机车车辆端部结构拓扑-参数一体化优化方法

拓扑优化方法广泛用于获取结构的优化构型,而参数优化方法用于具体结构参数的取优,为了整合这两种方法的优势并提供一体化优化方案,以机车车辆端部结构被动安全性为研究对象,提出一套可以同时考虑静态和动态载荷作用,适用于大尺寸结构的拓扑-参数优化方法。该方法的拓扑优化部分采用缩放能量权重的混合元胞自动机方法对端部结构进行综合耐撞性和刚度评估的拓扑优化设计,有效解决拓扑优化多工况中由于能量差异而导致的结果偏差;参数优化部分结合网格变形技术和自适应模拟退火优化算法对结构进行给定接触力约束条件下的参数优化。具体算例结果表明,利用该方法优化后机车车辆在正面碰撞中的关键接触力峰值下降26.2%~46.3%,变形模式更趋于合理;在侧翻碰撞中乘客生存区间的上下部安全距离分别增加24.8%和12.8%。
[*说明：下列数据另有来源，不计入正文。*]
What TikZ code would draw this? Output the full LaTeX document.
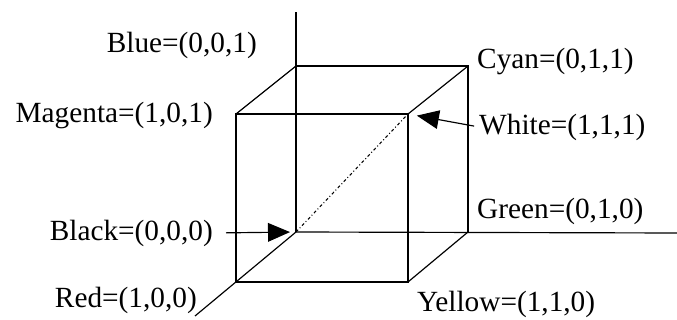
\documentclass[tikz,border=0pt]{standalone}
\usepackage{fontspec}
\setmainfont{Liberation Serif}
\usetikzlibrary{arrows.meta}

\begin{document}
\begin{tikzpicture}[
  x=0.03cm, y=-0.03cm,
  edge/.style={line width=1pt, draw=black},
  diag/.style={line width=0.9pt, draw=black, dash pattern=on 2.6pt off 2pt on 0.8pt off 2pt},
  ptr/.style={-{Triangle[length=0.66cm,width=0.56cm]}, line width=1pt},
  lbl/.style={font=\fontsize{25}{29}\selectfont, inner sep=0pt},
]
\useasboundingbox (0,0) rectangle (677,320);

% =========================== CUBE CORNERS ===========================
\coordinate (blk) at (296,232);
\coordinate (blu) at (296,66);
\coordinate (grn) at (468,232);
\coordinate (cyn) at (468,66);
\coordinate (red) at (236,282);
\coordinate (mag) at (236,114);
\coordinate (yel) at (408,282);
\coordinate (wht) at (408,114);
% axis ends
\coordinate (zEnd) at (296,12);
\coordinate (yEnd) at (677,233);
\coordinate (xEnd) at (195,316);

% axes
\draw[edge] (blk) -- (zEnd);
\draw[edge] (blk) -- (yEnd);
\draw[edge] (blk) -- (xEnd);

% back face
\draw[edge] (blu) -- (cyn) -- (grn);
% front face
\draw[edge] (mag) -- (wht) -- (yel) -- (red) -- cycle;
% depth edges
\draw[edge] (mag) -- (blu);
\draw[edge] (wht) -- (cyn);
\draw[edge] (yel) -- (grn);

% black -> white diagonal
\draw[diag] (blk) -- (wht);

% =========================== LABELS ===========================
\node[lbl, anchor=east] (lblu) at (257,45)  {Blue=(0,0,1)};
\node[lbl, anchor=west] (lcyn) at (477,62)  {Cyan=(0,1,1)};
\node[lbl, anchor=east] (lmag) at (213,116) {Magenta=(1,0,1)};
\node[lbl, anchor=west] (lwht) at (479,127) {White=(1,1,1)};
\node[lbl, anchor=east] (lblk) at (213,233) {Black=(0,0,0)};
\node[lbl, anchor=west] (lgrn) at (477,211) {Green=(0,1,0)};
\node[lbl, anchor=east] (lred) at (197,300) {Red=(1,0,0)};
\node[lbl, anchor=west] (lyel) at (417,304) {Yellow=(1,1,0)};

% pointers
\draw[ptr, shorten <=0.39cm, shorten >=0.18cm] (lblk.east) -- (blk);
\draw[ptr, shorten <=0.15cm, shorten >=0.27cm] (lwht.west) -- (wht);

\end{tikzpicture}
\end{document}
Holistic Topology-parameter Optimization Method for the Rail Vehicle End Structure

The topology optimization method is widely used to obtain the optimized geometry shape of a structure; the parameter optimization method is generally used to determine the optimal value of a parameter. In order to integrate the advantages of two methods, a holistic topology-parameter optimization method for the end structure of vehicles is proposed, which can consider both static and dynamic loads and is meanwhile suitable for large-scale structures. The scaled energy weighting based Hybrid Cellular Automata(HCA) method is used to perform the topology optimization for comprehensive crashworthiness and stiffness assessments of end structure, which can effectively solve the result deviation caused by the energy difference in multi-working conditions; the grid deformation technology and the adaptive simulated annealing optimization algorithm are combined to optimize the parameters of the structure under the given contact force constraints. With the application of this method to the optimization of end structure of a vehicle, the critical peak contact force drops by 26.2%-46.3% in the frontal collision, meanwhile the deformation is more reasonable; the upper and lower safety distance of the passenger living space increases by 24.8% and 12.8% in the rollover collision, respectively.